* AIM:
Copy the data exactly; pictures stay out of the copy.

* SUPPLIED DATA:

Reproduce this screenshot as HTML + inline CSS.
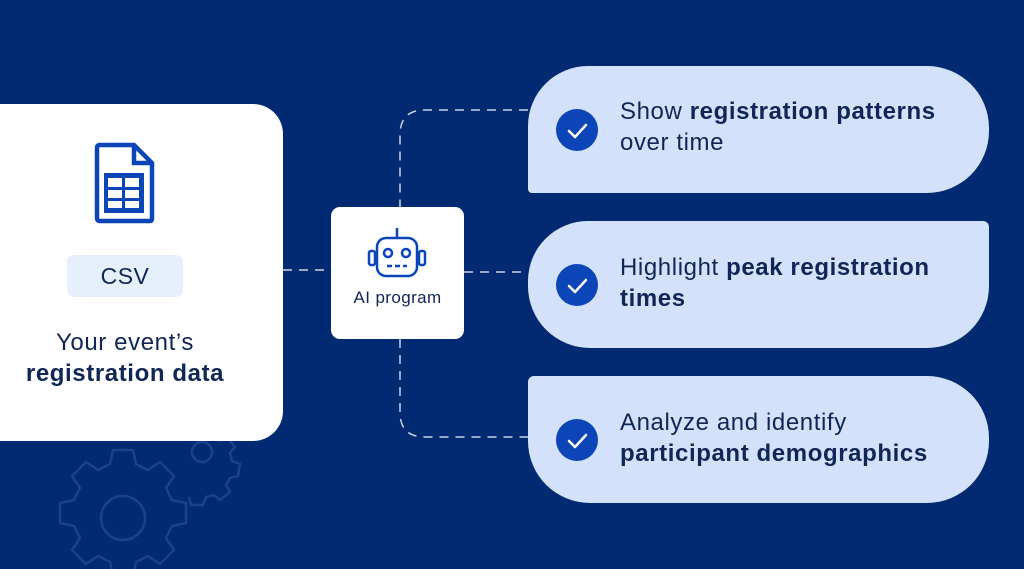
<!DOCTYPE html>
<html><head><meta charset="utf-8"><style>
body{margin:0;width:1024px;height:569px;overflow:hidden;background:#022a73;font-family:"Liberation Sans",sans-serif;position:relative}
.card{position:absolute;left:528px;width:461px;height:127px;background:#d3e2fa;}
.chk{position:absolute;left:556px;width:42px;height:42px;border-radius:50%;background:#0b45b8}
.t{position:absolute;left:620px;font-size:24px;letter-spacing:0.6px;line-height:31px;color:#0f2656}
.t b{font-weight:bold}
</style></head><body>
<svg width="1024" height="569" style="position:absolute;left:0;top:0">
<g fill="none" stroke="#1a4189" stroke-width="2.5">
<circle cx="123" cy="518" r="22"/>
<path d="M123 450 l10 0 l3 14 l12 6 l12 -8 l14 14 l-8 12 l6 12 l14 3 l0 20 l-14 3 l-6 12 l8 12 l-14 14 l-12 -8 l-12 6 l-3 14 l-20 0 l-3 -14 l-12 -6 l-12 8 l-14 -14 l8 -12 l-6 -12 l-14 -3 l0 -20 l14 -3 l6 -12 l-8 -12 l14 -14 l12 8 l12 -6 l3 -14 z"/>
<circle cx="202" cy="452" r="10"/>
<path d="M190 430 l20 0 l3 8 l8 3 l6 -4 l8 10 l-5 6 l2 8 l8 3 l-2 12 l-8 2 l-4 7 l4 7 l-10 8 l-6 -5 l-8 2 l-3 8 l-12 0 l-2 -8"/>
</g>
<g fill="none" stroke="#c9d3e6" stroke-width="1.5" stroke-dasharray="9 7">
<line x1="283" y1="270" x2="331" y2="270"/>
<line x1="464" y1="272" x2="528" y2="272"/>
<path d="M528 110 L425 110 Q400 110 400 135 L400 207"/>
<path d="M400 339 L400 412 Q400 437 425 437 L528 437"/>
</g>
</svg>
<div style="position:absolute;left:-40px;top:104px;width:323px;height:337px;background:#fff;border-radius:30px"></div>
<svg style="position:absolute;left:94px;top:142px" width="62" height="82" viewBox="0 0 62 82">
<path d="M5 3 H40 L58 21 V77 Q58 79 56 79 H6 Q3 79 3 76 V6 Q3 3 6 3 Z" fill="none" stroke="#0b45b8" stroke-width="4.5"/>
<path d="M40 3 V21 H58" fill="none" stroke="#0b45b8" stroke-width="4.5"/>
<rect x="10" y="31" width="40" height="40" fill="#0b45b8"/>
<rect x="14" y="36" width="14" height="9" fill="#fff"/><rect x="31" y="36" width="14" height="9" fill="#fff"/>
<rect x="14" y="48" width="14" height="8" fill="#fff"/><rect x="31" y="48" width="14" height="8" fill="#fff"/>
<rect x="14" y="59" width="14" height="7" fill="#fff"/><rect x="31" y="59" width="14" height="7" fill="#fff"/>
</svg>
<div style="position:absolute;left:67px;top:255px;width:116px;height:42px;background:#e6effc;border-radius:7px;color:#0f2656;font-size:23px;letter-spacing:0.5px;line-height:42px;text-align:center">CSV</div>
<div style="position:absolute;left:0;top:327px;width:250px;text-align:center;font-size:24px;letter-spacing:0.6px;line-height:31px;color:#0f2656">Your event’s<br><b>registration data</b></div>
<div style="position:absolute;left:331px;top:207px;width:133px;height:132px;background:#fff;border-radius:9px"></div>
<svg style="position:absolute;left:366px;top:226px" width="62" height="54" viewBox="0 0 62 54">
<g fill="none" stroke="#0b45b8" stroke-width="2.5">
<line x1="31" y1="2" x2="31" y2="12"/>
<rect x="11" y="12" width="40" height="38" rx="9"/>
<rect x="3" y="25" width="6" height="14" rx="2"/><rect x="53" y="25" width="6" height="14" rx="2"/>
<circle cx="22" cy="27" r="4"/><circle cx="40" cy="27" r="4"/>
<line x1="21" y1="40" x2="41" y2="40" stroke-dasharray="5 3"/>
</g></svg>
<div style="position:absolute;left:331px;top:288px;width:133px;text-align:center;font-size:17px;letter-spacing:0.4px;color:#0f2656">AI program</div>

<div class="card" style="top:66px;border-radius:60px 62px 62px 4px"></div>
<div class="chk" style="top:109px"></div>
<div class="t" style="top:96px">Show <b>registration patterns</b><br>over time</div>

<div class="card" style="top:221px;border-radius:60px 6px 62px 62px"></div>
<div class="chk" style="top:264px"></div>
<div class="t" style="top:252px">Highlight <b>peak registration</b><br><b>times</b></div>

<div class="card" style="top:376px;border-radius:6px 62px 62px 62px"></div>
<div class="chk" style="top:419px"></div>
<div class="t" style="top:407px">Analyze and identify<br><b>participant demographics</b></div>

<svg style="position:absolute;left:556px;top:0" width="42" height="569">
<g fill="none" stroke="#fff" stroke-width="2.5" stroke-linecap="round" stroke-linejoin="round">
<path d="M13 131 L19 137 L30 125"/><path d="M13 286 L19 292 L30 280"/><path d="M13 441 L19 447 L30 435"/>
</g></svg>
</body></html>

* REPLY:
Reproduce this screenshot as HTML + inline CSS.
<!DOCTYPE html>
<html><head><meta charset="utf-8"><style>
body{margin:0;width:1024px;height:569px;overflow:hidden;background:#022a73;font-family:"Liberation Sans",sans-serif;position:relative}
.card{position:absolute;left:528px;width:461px;height:127px;background:#d3e2fa;}
.chk{position:absolute;left:556px;width:42px;height:42px;border-radius:50%;background:#0b45b8}
.t{position:absolute;left:620px;font-size:24px;letter-spacing:0.6px;line-height:31px;color:#0f2656}
.t b{font-weight:bold}
</style></head><body>
<svg width="1024" height="569" style="position:absolute;left:0;top:0">
<g fill="none" stroke="#1a4189" stroke-width="2.5">
<circle cx="123" cy="518" r="22"/>
<path d="M123 450 l10 0 l3 14 l12 6 l12 -8 l14 14 l-8 12 l6 12 l14 3 l0 20 l-14 3 l-6 12 l8 12 l-14 14 l-12 -8 l-12 6 l-3 14 l-20 0 l-3 -14 l-12 -6 l-12 8 l-14 -14 l8 -12 l-6 -12 l-14 -3 l0 -20 l14 -3 l6 -12 l-8 -12 l14 -14 l12 8 l12 -6 l3 -14 z"/>
<circle cx="202" cy="452" r="10"/>
<path d="M190 430 l20 0 l3 8 l8 3 l6 -4 l8 10 l-5 6 l2 8 l8 3 l-2 12 l-8 2 l-4 7 l4 7 l-10 8 l-6 -5 l-8 2 l-3 8 l-12 0 l-2 -8"/>
</g>
<g fill="none" stroke="#c9d3e6" stroke-width="1.5" stroke-dasharray="9 7">
<line x1="283" y1="270" x2="331" y2="270"/>
<line x1="464" y1="272" x2="528" y2="272"/>
<path d="M528 110 L425 110 Q400 110 400 135 L400 207"/>
<path d="M400 339 L400 412 Q400 437 425 437 L528 437"/>
</g>
</svg>
<div style="position:absolute;left:-40px;top:104px;width:323px;height:337px;background:#fff;border-radius:30px"></div>
<svg style="position:absolute;left:94px;top:142px" width="62" height="82" viewBox="0 0 62 82">
<path d="M5 3 H40 L58 21 V77 Q58 79 56 79 H6 Q3 79 3 76 V6 Q3 3 6 3 Z" fill="none" stroke="#0b45b8" stroke-width="4.5"/>
<path d="M40 3 V21 H58" fill="none" stroke="#0b45b8" stroke-width="4.5"/>
<rect x="10" y="31" width="40" height="40" fill="#0b45b8"/>
<rect x="14" y="36" width="14" height="9" fill="#fff"/><rect x="31" y="36" width="14" height="9" fill="#fff"/>
<rect x="14" y="48" width="14" height="8" fill="#fff"/><rect x="31" y="48" width="14" height="8" fill="#fff"/>
<rect x="14" y="59" width="14" height="7" fill="#fff"/><rect x="31" y="59" width="14" height="7" fill="#fff"/>
</svg>
<div style="position:absolute;left:67px;top:255px;width:116px;height:42px;background:#e6effc;border-radius:7px;color:#0f2656;font-size:23px;letter-spacing:0.5px;line-height:42px;text-align:center">CSV</div>
<div style="position:absolute;left:0;top:327px;width:250px;text-align:center;font-size:24px;letter-spacing:0.6px;line-height:31px;color:#0f2656">Your event’s<br><b>registration data</b></div>
<div style="position:absolute;left:331px;top:207px;width:133px;height:132px;background:#fff;border-radius:9px"></div>
<svg style="position:absolute;left:366px;top:226px" width="62" height="54" viewBox="0 0 62 54">
<g fill="none" stroke="#0b45b8" stroke-width="2.5">
<line x1="31" y1="2" x2="31" y2="12"/>
<rect x="11" y="12" width="40" height="38" rx="9"/>
<rect x="3" y="25" width="6" height="14" rx="2"/><rect x="53" y="25" width="6" height="14" rx="2"/>
<circle cx="22" cy="27" r="4"/><circle cx="40" cy="27" r="4"/>
<line x1="21" y1="40" x2="41" y2="40" stroke-dasharray="5 3"/>
</g></svg>
<div style="position:absolute;left:331px;top:288px;width:133px;text-align:center;font-size:17px;letter-spacing:0.4px;color:#0f2656">AI program</div>

<div class="card" style="top:66px;border-radius:60px 62px 62px 4px"></div>
<div class="chk" style="top:109px"></div>
<div class="t" style="top:96px">Show <b>registration patterns</b><br>over time</div>

<div class="card" style="top:221px;border-radius:60px 6px 62px 62px"></div>
<div class="chk" style="top:264px"></div>
<div class="t" style="top:252px">Highlight <b>peak registration</b><br><b>times</b></div>

<div class="card" style="top:376px;border-radius:6px 62px 62px 62px"></div>
<div class="chk" style="top:419px"></div>
<div class="t" style="top:407px">Analyze and identify<br><b>participant demographics</b></div>

<svg style="position:absolute;left:556px;top:0" width="42" height="569">
<g fill="none" stroke="#fff" stroke-width="2.5" stroke-linecap="round" stroke-linejoin="round">
<path d="M13 131 L19 137 L30 125"/><path d="M13 286 L19 292 L30 280"/><path d="M13 441 L19 447 L30 435"/>
</g></svg>
</body></html>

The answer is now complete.